Data cleaning without programming experience?

Discussion in 'Programming' started by darrens, Jun 7, 2012.

  1. #1
    Guys,

    I have a csv file with 700+ records. Each record has a about 20 fields.
    In 3/4 of the fields i have text that contains some basic html like <br /><b><p> etc ...
    Within this text i have just noticed there is lots of umlauts (special characters) ...
    I need to clean this content and replace the umlauts with the correct numeric value ...
    For example:
    &#172; = ¬

    I have no programming experience and use notepad++ to edit this text?
    I think there is just over 100 umlauts?

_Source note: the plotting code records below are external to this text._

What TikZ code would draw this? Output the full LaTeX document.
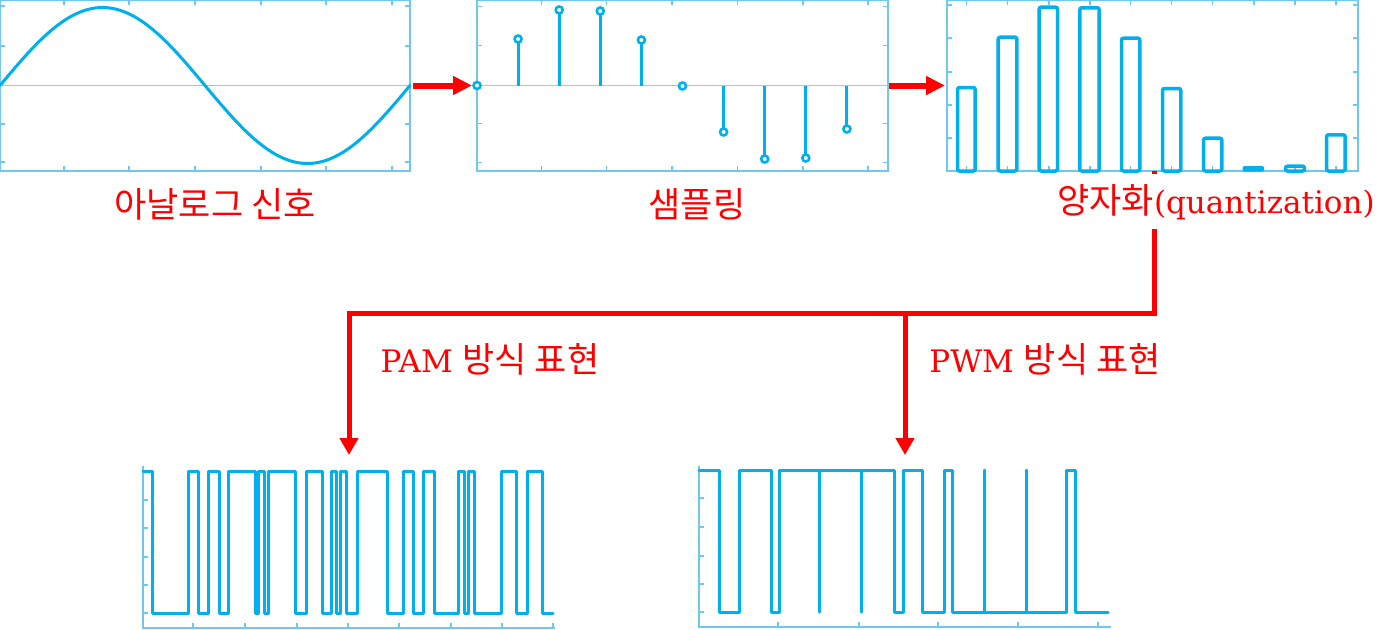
\documentclass[tikz,border=0pt]{standalone}
\usepackage{fontspec}
\setmainfont{DejaVu Serif}
\newfontfamily\kr[Scale=1.13]{Noto Sans CJK KR}
\usetikzlibrary{arrows.meta,calc}
\definecolor{sig}{RGB}{0,176,236}
\definecolor{frm}{RGB}{110,200,240}
\definecolor{zl}{RGB}{130,210,245}
\definecolor{rd}{RGB}{255,0,0}
\begin{document}
\begin{tikzpicture}[x=1pt,y=-1pt,
  panel/.style={draw=frm, line width=1.5pt, inner sep=0pt, outer sep=0pt, anchor=north west},
  box/.style={inner sep=0pt, outer sep=0pt, anchor=north west},
  tk/.style={draw=frm, line width=1.2pt},
  axisline/.style={draw=frm, line width=1.5pt},
  zline/.style={draw=zl, line width=1.8pt},
  sigline/.style={draw=sig, line width=3pt, line join=round, line cap=round},
  qbar/.style={draw=sig, line width=3.5pt, rounded corners=2pt},
  sstem/.style={draw=sig, line width=3pt},
  sdot/.style={draw=sig, fill=white, line width=2.6pt},
  redarrow/.style={draw=rd, line width=6pt, -{Triangle[width=18pt,length=19pt]}},
  redline/.style={draw=rd, line width=5pt},
  redtip/.style={-{Triangle[width=18pt,length=17pt]}},
  txt/.style={text=rd, font=\fontsize{31}{37}\selectfont, inner sep=0pt, anchor=base},
]
\useasboundingbox[fill=white] (0,0) rectangle (1396,629);

% ---------- panel 1: analog signal
\node[panel, minimum width=410pt, minimum height=171pt] (p1) at (0,0) {};
\draw[zline] (p1.west) -- (p1.east);
\foreach \x in {64,129,195,261,326,392} {\draw[tk] (\x,171) -- (\x,166); \draw[tk] (\x,0) -- (\x,5);}
\foreach \y in {6,46,124,162} {\draw[tk] (0,\y) -- (5,\y); \draw[tk] (410,\y) -- (405,\y);}
\draw[sigline] plot[domain=0:410,samples=120,smooth] (\x,{85.5-78*sin(0.878049*\x)});

% ---------- panel 2: sampling
\node[panel, minimum width=411pt, minimum height=171pt] (p2) at (477,0) {};
\draw[zline] (p2.west) -- (p2.east);
\foreach \x in {541.7,606.7,672,737.7,803,868} {\draw[tk] (\x,171) -- (\x,166); \draw[tk] (\x,0) -- (\x,5);}
\foreach \y in {6.7,45.7,123.7,162.7} {\draw[tk] (477,\y) -- (482,\y); \draw[tk] (888,\y) -- (883,\y);}
\foreach \x/\y in {477/85.5, 518.1/39, 559.2/10, 600.3/11, 641.4/40, 682.5/86, 723.6/132, 764.7/159, 805.8/158, 846.9/129}
  {\draw[sstem] (\x,85.5) -- (\x,\y); \draw[sdot] (\x,\y) circle[radius=3.5pt];}

% ---------- panel 3: quantization
\node[panel, minimum width=411pt, minimum height=171pt] (p3) at (947,0) {};
\foreach \x in {966.7,1007.7,1049,1090,1130.7,1171.7,1212.7,1254,1295,1336} {\draw[tk] (\x,0) -- (\x,5); \draw[tk] (\x,171) -- (\x,166);}
\foreach \y in {5,38,72,105,138} {\draw[tk] (947,\y) -- (952,\y); \draw[tk] (1358,\y) -- (1353,\y);}
\foreach \a/\b/\t in {956/976.7/86, 996.7/1018.3/35.7, 1037.7/1059/5.7, 1078.3/1100.7/6.3, 1120/1141.3/36.7, 1161/1182.3/87, 1202/1223.3/136.7, 1284/1306/164.7, 1325/1346.7/133.3}
  {\draw[qbar] (\a+1.5,171) rectangle (\b-1.5,\t+1.5);}
\fill[sig, rounded corners=1.5pt] (1242.7,166) rectangle (1264,171.5);

% ---------- arrows between panels
\draw[redarrow] ([xshift=3pt]p1.east) -- ([xshift=-5pt]p2.west);
\draw[redarrow] ([xshift=1pt]p2.east) -- ([xshift=-2pt]p3.west);

% ---------- bottom panels
\node[box, minimum width=412pt, minimum height=162pt] (pam) at (143,466) {};
\node[box, minimum width=412pt, minimum height=161pt] (pwm) at (699,466) {};
\draw[axisline] (pam.north west) -- (pam.south west) -- (pam.south east);
\draw[axisline] (pwm.north west) -- (pwm.south west) -- (pwm.south east);
\foreach \y in {500,528,557,585,613} {\draw[tk] (143,\y) -- (148,\y);}
\foreach \x in {193,245,297,348,399,451,502,553} {\draw[tk] (\x,628) -- (\x,623);}
\foreach \y in {498,527,556,584,612} {\draw[tk] (699,\y) -- (704,\y);}
\foreach \x in {778,859,938,1018,1098} {\draw[tk] (\x,627) -- (\x,622);}

% PAM signal
\draw[sigline] (143,471) -- (152,471) -- (152,613) -- (188,613) -- (188,471) -- (198,471) -- (198,613) -- (208,613) -- (208,471) -- (219,471) -- (219,613) -- (228,613) -- (228,471) -- (255,471) -- (255,613) -- (258.5,613) -- (258.5,471) -- (264.5,471) -- (264.5,613) -- (268,613) -- (268,471) -- (295,471) -- (295,613) -- (306,613) -- (306,471) -- (322,471) -- (322,613) -- (331.5,613) -- (331.5,471) -- (336,471) -- (336,613) -- (340,613) -- (340,471) -- (346.5,471) -- (346.5,613) -- (357,613) -- (357,471) -- (387,471) -- (387,613) -- (403,613) -- (403,471) -- (413,471) -- (413,613) -- (423,613) -- (423,471) -- (434,471) -- (434,613) -- (458,613) -- (458,471) -- (464,471) -- (464,613) -- (468,613) -- (468,471) -- (474,471) -- (474,613) -- (501,613) -- (501,471) -- (516,471) -- (516,613) -- (527,613) -- (527,471) -- (542,471) -- (542,613) -- (553,613);

% PWM signal
\draw[sigline] (699,470) -- (719,470) -- (719,612) -- (739,612) -- (739,470) -- (771,470) -- (771,612) -- (779,612) -- (779,470) -- (819,470) -- (819,612) -- (819,470) -- (861,470) -- (861,612) -- (861,470) -- (894,470) -- (894,612) -- (903,612) -- (903,470) -- (922,470) -- (922,612) -- (944,612) -- (944,470) -- (952,470) -- (952,612) -- (984,612) -- (984,470) -- (984,612) -- (1026,612) -- (1026,470) -- (1026,612) -- (1066,612) -- (1066,470) -- (1075,470) -- (1075,612) -- (1108,612);

% ---------- red connectors to bottom
\coordinate (qa) at (1154,171);
\coordinate (hl) at (0,313);
\draw[redline, redtip] (qa) -- (qa |- hl) -| ([yshift=11pt]pam.north);
\draw[redline, redtip] (pwm.north |- hl) -- ([yshift=11pt]pwm.north);

% ---------- labels
\node[txt] (l1) at (215,217) {{\kr 아날로그 신호}};
\node[txt] (l2) at (697,217) {{\kr 샘플링}};
\node[txt, fill=white, inner ysep=10pt, inner xsep=2pt] (l3) at (1216,213) {{\kr 양자화}(quantization)};
\node[txt] (l4) at (490,372) {PAM {\kr 방식 표현}};
\node[txt] (l5) at (1045,372) {PWM {\kr 방식 표현}};
\end{tikzpicture}
\end{document}
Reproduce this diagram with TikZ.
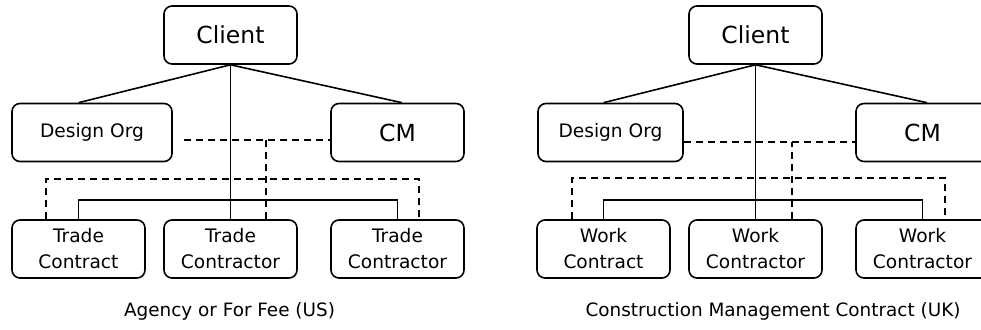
\documentclass[tikz,border=0pt]{standalone}
\usepackage{fontspec}
\setmainfont{DejaVu Sans}
\usetikzlibrary{calc}
\tikzset{
  box/.style={draw, line width=1.6pt, rounded corners=8pt, inner sep=0pt, minimum height=58pt, align=center},
  big/.style={font=\fontsize{23.5}{26}\selectfont},
  small/.style={font=\fontsize{18.6}{26}\selectfont},
  con/.style={line width=1.6pt},
  dsh/.style={line width=1.6pt, dash pattern=on 7pt off 5pt},
  captxt/.style={font=\fontsize{18.4}{22}\selectfont}
}
\begin{document}
\begin{tikzpicture}[x=1pt,y=-1pt]
\useasboundingbox (0,0) rectangle (981,329);
% ---------- left diagram
\node[box,big,minimum width=133pt] (c1) at (230.5,35) {Client};
\node[box,small,minimum width=160pt] (d1) at (92,132.5) {Design Org};
\node[box,big,minimum width=133pt] (m1) at (397.5,132.5) {CM};
\node[box,small,minimum width=133pt] (a1) at (78.5,249) {Trade\\Contract};
\node[box,small,minimum width=133pt] (b1) at (230.5,249) {Trade\\Contractor};
\node[box,small,minimum width=133pt] (e1) at (397.5,249) {Trade\\Contractor};
\node[captxt] (t1) at (229.5,311) {Agency or For Fee (US)};
\draw[con] (c1.south) -- (a1 |- d1.north);
\draw[con] (c1.south) -- ([xshift=4.5pt]m1.north);
\draw[con] (c1.south) -- (b1.north);
\draw[con] (a1.north) -- ++(0,-19) -| (e1.north);
\coordinate (p1) at ($(d1.east)+(11,7.5)$);
\draw[dsh] (p1) -- (m1.west |- p1);
\coordinate (q1) at ($(b1.north)+(35.5,0)$);
\draw[dsh] (q1) -- (q1 |- p1);
\draw[dsh] ($(a1.north)+(-32.5,0)$) -- ++(0,-40) -| ($(e1.north)+(21.5,0)$);
% ---------- right diagram
\node[box,big,minimum width=133pt] (c2) at (755.5,35) {Client};
\node[box,small,minimum width=145pt] (d2) at (610.5,132.5) {Design Org};
\node[box,big,minimum width=133pt] (m2) at (922.5,132.5) {CM};
\node[box,small,minimum width=133pt] (a2) at (603.5,249) {Work\\Contract};
\node[box,small,minimum width=133pt] (b2) at (755.5,249) {Work\\Contractor};
\node[box,small,minimum width=133pt] (e2) at (922.5,249) {Work\\Contractor};
\node[captxt] (t2) at (773,311) {Construction Management Contract (UK)};
\draw[con] (c2.south) -- (a2 |- d2.north);
\draw[con] (c2.south) -- ([xshift=4.5pt]m2.north);
\draw[con] (c2.south) -- (b2.north);
\draw[con] (a2.north) -- ++(0,-19) -| (e2.north);
\coordinate (p2) at ($(d2.east)+(0,9.5)$);
\draw[dsh] (p2) -- (m2.west |- p2);
\coordinate (q2) at ($(b2.north)+(36.5,0)$);
\draw[dsh] (q2) -- (q2 |- p2);
\draw[dsh] ($(a2.north)+(-31.5,0)$) -- ++(0,-41) -| ($(e2.north)+(22.5,0)$);
\end{tikzpicture}
\end{document}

    To save myself a really boring job i need to find a way to 'find and replace' automatically?
    Any suggestions?

    Thanks
     
    darrens, Jun 7, 2012 IP
  2. spids

    spids Active Member

    Messages:
    222
    Likes Received:
    5
    Best Answers:
    0
    Trophy Points:
    58
    #2
    Use notepad++ it's greeat for editing files.

    search/find in files

    There you can enter anything and replace it with anything. Keep in mind you can also replace stuff with a "space"
     
    spids, Jun 8, 2012 IP
  3. Fortix Servers

    Fortix Servers Peon

    Messages:
    40
    Likes Received:
    0
    Best Answers:
    0
    Trophy Points:
    0
    #3
    Actually this is quite easy to code.
    You just need to make a look that search for a specific code and than replace it.
     
    Fortix Servers, Jun 10, 2012 IP
  4. Rukbat

    Rukbat Well-Known Member

    Messages:
    2,908
    Likes Received:
    37
    Best Answers:
    51
    Trophy Points:
    125
    #4
    If there are 100 different special codes (an umlaut is the 2 dots over a vowel used in some languages), you'll have to do 100 global search and replace operations if you want to do it without programming. Notepad++ is fine to use for this. (You could open the file in a web browser. If the page shows up right, highlight the whole page, copy and paste it into Notepad (which ignores almost everything but pure ASCII).
     
    Rukbat, Jun 16, 2012 IP
  5. Ev0Lv

    Ev0Lv Greenhorn

    Messages:
    43
    Likes Received:
    0
    Best Answers:
    0
    Trophy Points:
    16
    #5
    You can do it in any Text Editor i guess. With Search and Replace feature.
     
    Ev0Lv, Jun 17, 2012 IP